--- begin Collected data ---

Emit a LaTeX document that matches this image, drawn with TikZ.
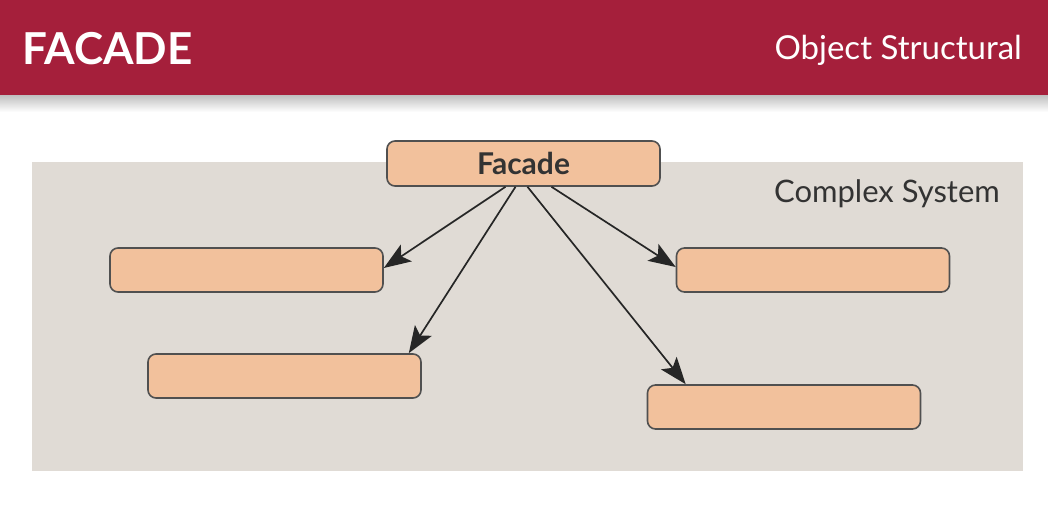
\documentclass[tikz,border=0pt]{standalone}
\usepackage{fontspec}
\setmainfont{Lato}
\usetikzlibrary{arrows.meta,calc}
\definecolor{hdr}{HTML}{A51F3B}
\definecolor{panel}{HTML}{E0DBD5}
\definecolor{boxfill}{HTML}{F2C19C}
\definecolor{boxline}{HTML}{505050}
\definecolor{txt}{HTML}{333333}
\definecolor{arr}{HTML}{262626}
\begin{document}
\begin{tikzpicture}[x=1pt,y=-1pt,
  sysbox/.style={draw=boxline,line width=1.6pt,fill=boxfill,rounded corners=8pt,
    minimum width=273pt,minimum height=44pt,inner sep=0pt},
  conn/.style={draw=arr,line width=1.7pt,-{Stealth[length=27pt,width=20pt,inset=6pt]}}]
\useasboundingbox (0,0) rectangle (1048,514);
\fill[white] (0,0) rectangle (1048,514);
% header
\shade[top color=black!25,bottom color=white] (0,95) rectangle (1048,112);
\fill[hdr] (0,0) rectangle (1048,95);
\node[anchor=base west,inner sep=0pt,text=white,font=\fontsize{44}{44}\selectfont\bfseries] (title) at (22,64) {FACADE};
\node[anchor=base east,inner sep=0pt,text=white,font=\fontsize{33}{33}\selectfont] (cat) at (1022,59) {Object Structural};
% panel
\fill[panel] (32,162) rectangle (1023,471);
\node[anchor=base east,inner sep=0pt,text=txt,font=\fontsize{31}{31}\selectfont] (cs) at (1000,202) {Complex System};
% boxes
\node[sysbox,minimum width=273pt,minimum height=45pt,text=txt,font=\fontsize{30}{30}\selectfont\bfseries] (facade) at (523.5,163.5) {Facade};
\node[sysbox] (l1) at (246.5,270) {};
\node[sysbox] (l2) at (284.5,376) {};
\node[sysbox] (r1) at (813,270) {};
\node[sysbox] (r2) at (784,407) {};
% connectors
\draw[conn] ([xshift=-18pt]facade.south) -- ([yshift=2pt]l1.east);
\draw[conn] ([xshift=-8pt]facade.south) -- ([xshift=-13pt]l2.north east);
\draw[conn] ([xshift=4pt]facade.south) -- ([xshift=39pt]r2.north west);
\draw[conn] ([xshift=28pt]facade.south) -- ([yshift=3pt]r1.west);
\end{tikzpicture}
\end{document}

--- end Collected data ---

- **Instruction**:
Drop the images and repeat the data exactly.

- **Written answer**:
Emit a LaTeX document that matches this image, drawn with TikZ.
\documentclass[tikz,border=0pt]{standalone}
\usepackage{fontspec}
\setmainfont{Lato}
\usetikzlibrary{arrows.meta,calc}
\definecolor{hdr}{HTML}{A51F3B}
\definecolor{panel}{HTML}{E0DBD5}
\definecolor{boxfill}{HTML}{F2C19C}
\definecolor{boxline}{HTML}{505050}
\definecolor{txt}{HTML}{333333}
\definecolor{arr}{HTML}{262626}
\begin{document}
\begin{tikzpicture}[x=1pt,y=-1pt,
  sysbox/.style={draw=boxline,line width=1.6pt,fill=boxfill,rounded corners=8pt,
    minimum width=273pt,minimum height=44pt,inner sep=0pt},
  conn/.style={draw=arr,line width=1.7pt,-{Stealth[length=27pt,width=20pt,inset=6pt]}}]
\useasboundingbox (0,0) rectangle (1048,514);
\fill[white] (0,0) rectangle (1048,514);
% header
\shade[top color=black!25,bottom color=white] (0,95) rectangle (1048,112);
\fill[hdr] (0,0) rectangle (1048,95);
\node[anchor=base west,inner sep=0pt,text=white,font=\fontsize{44}{44}\selectfont\bfseries] (title) at (22,64) {FACADE};
\node[anchor=base east,inner sep=0pt,text=white,font=\fontsize{33}{33}\selectfont] (cat) at (1022,59) {Object Structural};
% panel
\fill[panel] (32,162) rectangle (1023,471);
\node[anchor=base east,inner sep=0pt,text=txt,font=\fontsize{31}{31}\selectfont] (cs) at (1000,202) {Complex System};
% boxes
\node[sysbox,minimum width=273pt,minimum height=45pt,text=txt,font=\fontsize{30}{30}\selectfont\bfseries] (facade) at (523.5,163.5) {Facade};
\node[sysbox] (l1) at (246.5,270) {};
\node[sysbox] (l2) at (284.5,376) {};
\node[sysbox] (r1) at (813,270) {};
\node[sysbox] (r2) at (784,407) {};
% connectors
\draw[conn] ([xshift=-18pt]facade.south) -- ([yshift=2pt]l1.east);
\draw[conn] ([xshift=-8pt]facade.south) -- ([xshift=-13pt]l2.north east);
\draw[conn] ([xshift=4pt]facade.south) -- ([xshift=39pt]r2.north west);
\draw[conn] ([xshift=28pt]facade.south) -- ([yshift=3pt]r1.west);
\end{tikzpicture}
\end{document}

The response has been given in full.